Eveline can’t wait to leave for Buenos Aires with her fiance, Frank. Frank will rescue her from her abusive father, from her boring, duty-driven life. But can Eveline, trying to keep good on her mother’s dying wish of keeping the family together, bring herself to leave?

“Eveline” is the epitome of two opposing forces driving a person apart. Eveline wants an exciting new life, but she also wants to make good on the promise to her mother. So does she pick duty or love?

The point of “Eveline” is that there’s an evil in both, evil that could drive someone to be emotionless altogether. And I like that idea. We need a healthy balance of both, and it has to be a balance of not only opposing forces, but the balance of the good and evil in them.

Recommendation: Buy. Definitely read “Eveline”. There’s something relatable and jarring about the idea of dreams versus duty, and I think it’s presented well here.

After The Race

Jimmy Doyle couldn’t be happier. Investing in a brand new car company, surrounded by fabulous people, the wealth and fame couldn’t be grander. That is, until the sun rises the next morning. Then regret sinks its hairy way in.

What’s great about “After the Race” is that you feel swept up in the chaos and ecstasy that Doyle is experiencing. The story starts with an elated tone, and it continues throughout the story, stained with traces of sadness, loss, and inevitable reality.

I like the quiet moment with Villona, the pianist. He knows what’s going on and how swept up everyone is, and how terrible its going to be once the euphoria is all over.

Recommendation: Buy. I find this story to be the kind of story you read before you graduate. It’s that feeling of feat, even when you feel like you’ve won.

Two Gallants

Corley and Lenehan are con-artists. While Corley takes a maid out for the night, hoping to get her to steal from her employers, Lenehan wanders the streets of Dublin.

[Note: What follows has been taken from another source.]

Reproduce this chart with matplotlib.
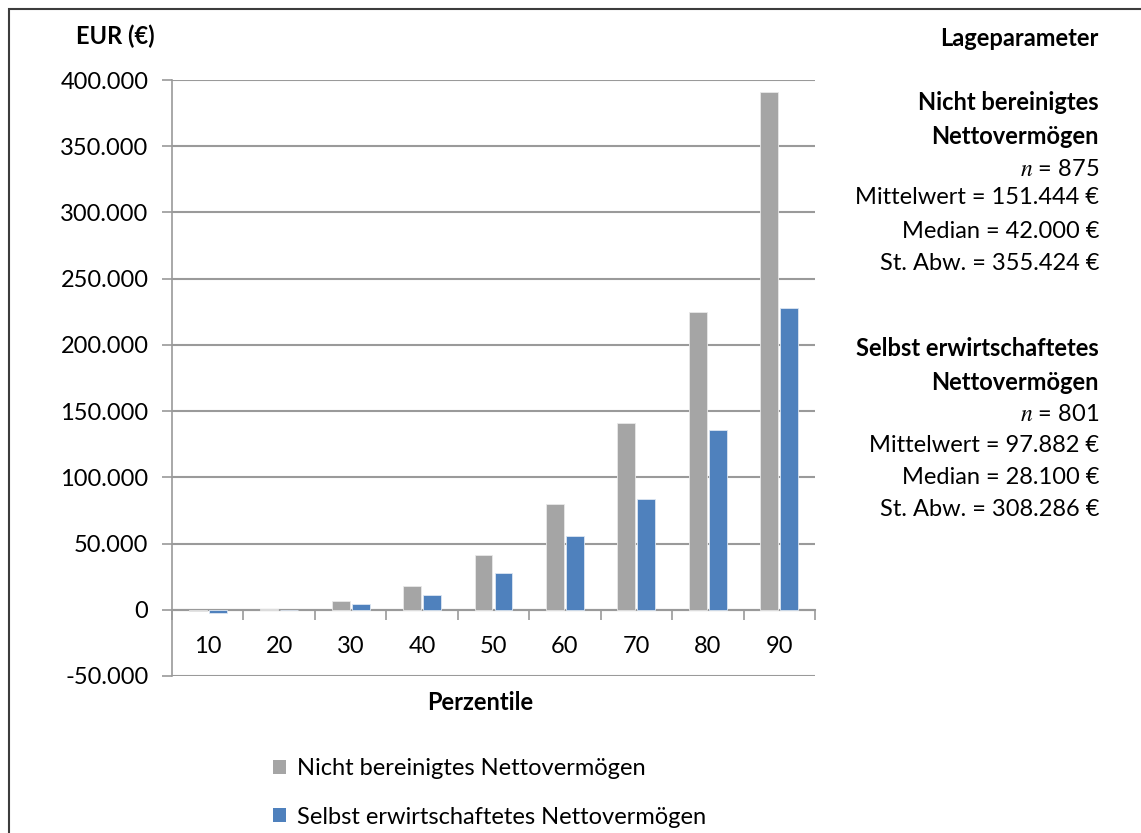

Lenehan’s walk comprises most of the story, and the reader follows his thoughts as he wanders aimlessly through town. It’s almost a soliloquy, with his thoughts as he hates the way he manipulates his surroundings so he can barely make it by. During his walk he contemplates his life and how it won’t change if he doesn’t.

The real clincher in this story is the meagerness and irony of it all. In spite of the title, Corley and Lenehan are probably the farthest things from gallants, and the misnomer is both ironic and sad.

Recommendation: Read. This one was just a little too depressing for my tastes. It is a very good story though, and I would recommend it be read at least once.